--- STATED EXERCISE ---
Locate the word "this" in the data below, then copy every line that holds it.

--- Records contained in a dataset ---
-------------------------

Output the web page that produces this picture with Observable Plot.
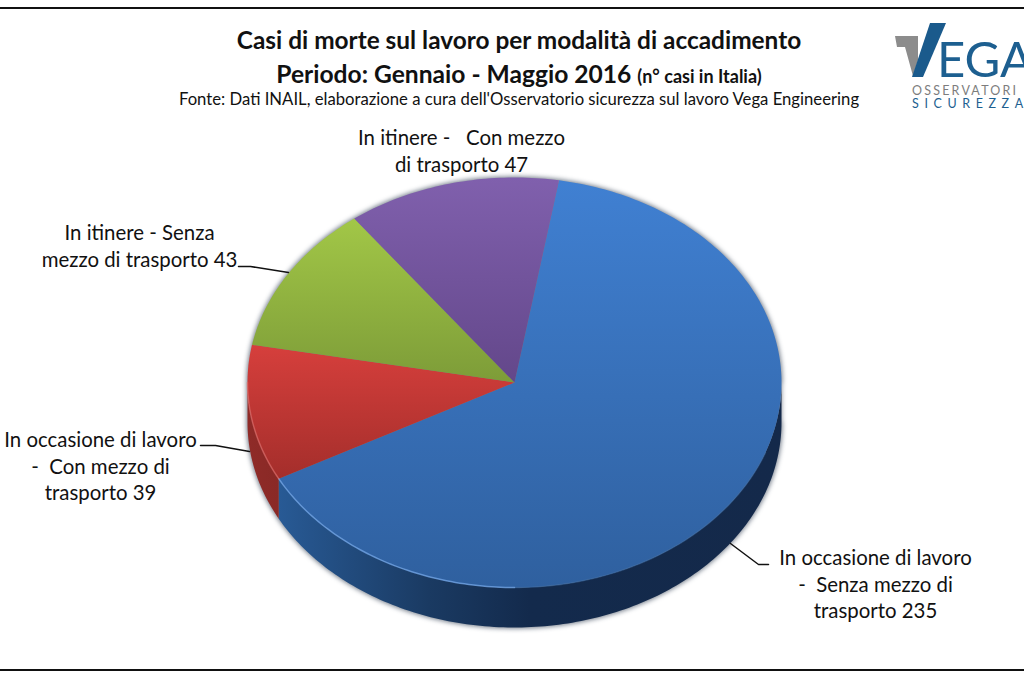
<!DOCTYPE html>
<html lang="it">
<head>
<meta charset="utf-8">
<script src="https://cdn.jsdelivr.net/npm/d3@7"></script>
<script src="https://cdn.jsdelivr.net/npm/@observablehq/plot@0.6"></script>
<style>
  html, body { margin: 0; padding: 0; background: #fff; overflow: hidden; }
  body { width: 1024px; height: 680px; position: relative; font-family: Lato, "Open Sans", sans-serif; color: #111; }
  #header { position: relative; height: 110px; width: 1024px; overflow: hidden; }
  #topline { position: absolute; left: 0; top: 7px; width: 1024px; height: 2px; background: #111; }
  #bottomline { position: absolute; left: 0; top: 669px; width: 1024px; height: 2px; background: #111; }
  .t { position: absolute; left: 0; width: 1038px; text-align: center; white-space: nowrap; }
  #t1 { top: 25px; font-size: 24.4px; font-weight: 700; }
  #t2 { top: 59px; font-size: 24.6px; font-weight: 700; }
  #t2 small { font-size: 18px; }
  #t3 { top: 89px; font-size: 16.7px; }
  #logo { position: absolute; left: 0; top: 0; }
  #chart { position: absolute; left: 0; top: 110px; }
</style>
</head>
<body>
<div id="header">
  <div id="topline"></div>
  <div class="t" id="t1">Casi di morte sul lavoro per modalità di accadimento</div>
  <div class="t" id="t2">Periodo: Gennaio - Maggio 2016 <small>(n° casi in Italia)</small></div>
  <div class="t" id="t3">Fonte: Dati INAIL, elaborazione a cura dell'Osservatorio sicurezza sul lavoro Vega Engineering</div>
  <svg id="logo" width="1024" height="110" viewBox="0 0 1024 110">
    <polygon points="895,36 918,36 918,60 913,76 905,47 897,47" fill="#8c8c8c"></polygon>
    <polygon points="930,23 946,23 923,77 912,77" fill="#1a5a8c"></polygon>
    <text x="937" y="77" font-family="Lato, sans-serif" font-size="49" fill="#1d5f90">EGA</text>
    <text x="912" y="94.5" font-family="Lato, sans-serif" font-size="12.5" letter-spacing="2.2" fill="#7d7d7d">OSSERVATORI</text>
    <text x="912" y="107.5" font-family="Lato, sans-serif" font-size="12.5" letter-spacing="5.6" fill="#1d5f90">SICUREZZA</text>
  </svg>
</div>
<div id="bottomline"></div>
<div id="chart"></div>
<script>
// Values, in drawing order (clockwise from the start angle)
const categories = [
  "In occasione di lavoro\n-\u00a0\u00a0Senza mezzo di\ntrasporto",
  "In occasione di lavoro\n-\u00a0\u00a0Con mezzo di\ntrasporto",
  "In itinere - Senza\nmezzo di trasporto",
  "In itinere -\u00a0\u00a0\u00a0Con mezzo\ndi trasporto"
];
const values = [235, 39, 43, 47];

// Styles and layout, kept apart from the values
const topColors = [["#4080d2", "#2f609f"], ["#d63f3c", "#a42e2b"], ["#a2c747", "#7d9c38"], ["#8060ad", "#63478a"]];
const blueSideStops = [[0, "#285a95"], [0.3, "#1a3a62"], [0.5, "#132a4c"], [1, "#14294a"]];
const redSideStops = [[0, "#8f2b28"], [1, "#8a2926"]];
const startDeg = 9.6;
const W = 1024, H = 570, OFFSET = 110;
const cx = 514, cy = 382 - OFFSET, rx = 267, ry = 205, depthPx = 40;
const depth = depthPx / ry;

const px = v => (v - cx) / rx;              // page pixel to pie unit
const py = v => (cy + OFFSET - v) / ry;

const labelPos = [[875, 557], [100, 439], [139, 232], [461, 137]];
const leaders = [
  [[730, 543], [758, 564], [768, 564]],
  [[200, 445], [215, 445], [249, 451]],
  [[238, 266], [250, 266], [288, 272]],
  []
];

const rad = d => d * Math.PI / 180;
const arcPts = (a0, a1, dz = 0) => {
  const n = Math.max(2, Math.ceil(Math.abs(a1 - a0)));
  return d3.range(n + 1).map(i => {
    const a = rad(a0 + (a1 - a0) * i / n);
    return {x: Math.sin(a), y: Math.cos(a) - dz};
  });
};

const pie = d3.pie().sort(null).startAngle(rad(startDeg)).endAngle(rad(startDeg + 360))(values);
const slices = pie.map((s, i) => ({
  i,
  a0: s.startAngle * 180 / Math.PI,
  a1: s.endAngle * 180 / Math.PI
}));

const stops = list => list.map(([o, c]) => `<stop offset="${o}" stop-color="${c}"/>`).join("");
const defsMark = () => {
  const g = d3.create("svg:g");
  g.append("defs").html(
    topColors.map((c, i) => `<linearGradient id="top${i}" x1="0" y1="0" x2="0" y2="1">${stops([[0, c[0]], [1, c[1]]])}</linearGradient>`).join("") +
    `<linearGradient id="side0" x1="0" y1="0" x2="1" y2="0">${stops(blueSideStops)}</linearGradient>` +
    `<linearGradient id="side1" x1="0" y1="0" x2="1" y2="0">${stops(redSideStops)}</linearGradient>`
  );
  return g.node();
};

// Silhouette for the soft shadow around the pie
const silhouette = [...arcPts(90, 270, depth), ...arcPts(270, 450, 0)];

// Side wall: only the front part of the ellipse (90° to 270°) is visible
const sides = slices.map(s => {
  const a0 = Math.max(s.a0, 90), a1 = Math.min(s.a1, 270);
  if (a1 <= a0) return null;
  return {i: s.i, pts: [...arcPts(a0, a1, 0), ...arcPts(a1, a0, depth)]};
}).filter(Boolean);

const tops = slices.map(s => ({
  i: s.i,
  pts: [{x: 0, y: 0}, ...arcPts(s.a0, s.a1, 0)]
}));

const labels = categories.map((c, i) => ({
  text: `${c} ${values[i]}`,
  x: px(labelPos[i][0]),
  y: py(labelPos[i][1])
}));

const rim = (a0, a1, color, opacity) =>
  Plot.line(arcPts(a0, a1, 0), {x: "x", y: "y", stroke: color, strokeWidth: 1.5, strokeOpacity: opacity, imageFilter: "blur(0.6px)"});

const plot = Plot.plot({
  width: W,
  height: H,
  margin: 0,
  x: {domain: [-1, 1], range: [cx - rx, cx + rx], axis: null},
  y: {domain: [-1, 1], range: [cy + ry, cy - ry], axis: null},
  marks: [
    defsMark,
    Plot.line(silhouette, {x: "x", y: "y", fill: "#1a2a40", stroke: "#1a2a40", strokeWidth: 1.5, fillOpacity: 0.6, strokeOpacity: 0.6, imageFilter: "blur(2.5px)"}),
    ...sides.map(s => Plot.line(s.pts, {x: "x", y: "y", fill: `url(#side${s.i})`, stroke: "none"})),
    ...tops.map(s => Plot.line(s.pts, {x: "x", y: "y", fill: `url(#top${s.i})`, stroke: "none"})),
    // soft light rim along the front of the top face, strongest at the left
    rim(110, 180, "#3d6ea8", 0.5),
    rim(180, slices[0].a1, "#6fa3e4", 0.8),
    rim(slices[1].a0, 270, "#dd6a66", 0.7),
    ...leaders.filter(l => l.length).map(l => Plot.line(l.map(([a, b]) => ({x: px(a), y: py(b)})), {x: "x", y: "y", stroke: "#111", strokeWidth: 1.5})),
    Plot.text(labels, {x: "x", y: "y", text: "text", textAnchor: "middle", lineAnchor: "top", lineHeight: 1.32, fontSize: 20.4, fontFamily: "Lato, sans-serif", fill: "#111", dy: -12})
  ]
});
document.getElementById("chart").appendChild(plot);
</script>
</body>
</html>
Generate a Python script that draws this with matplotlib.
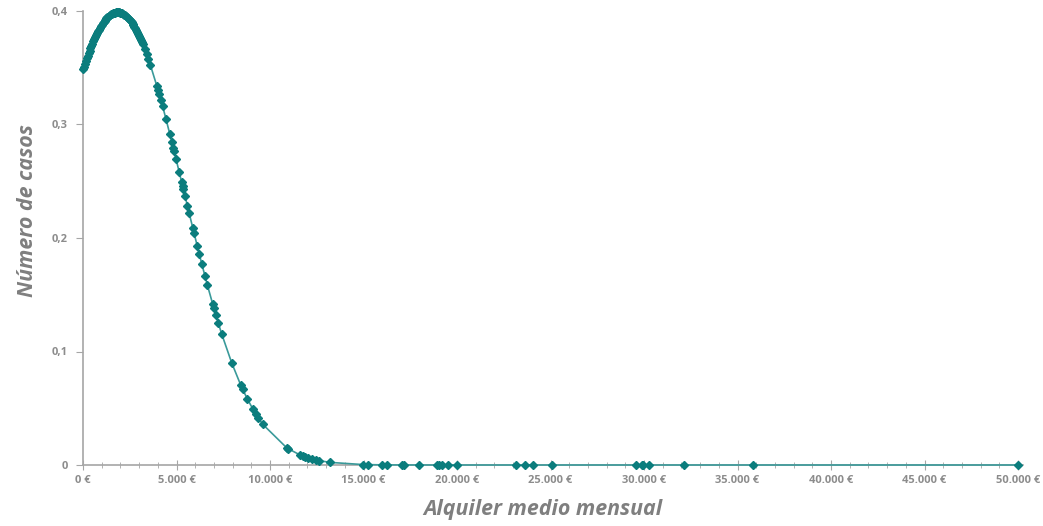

-------------------------

--- FINISHED TASK ---
Output the web page that produces this picture with Observable Plot.
Generate a Python script that draws this with matplotlib.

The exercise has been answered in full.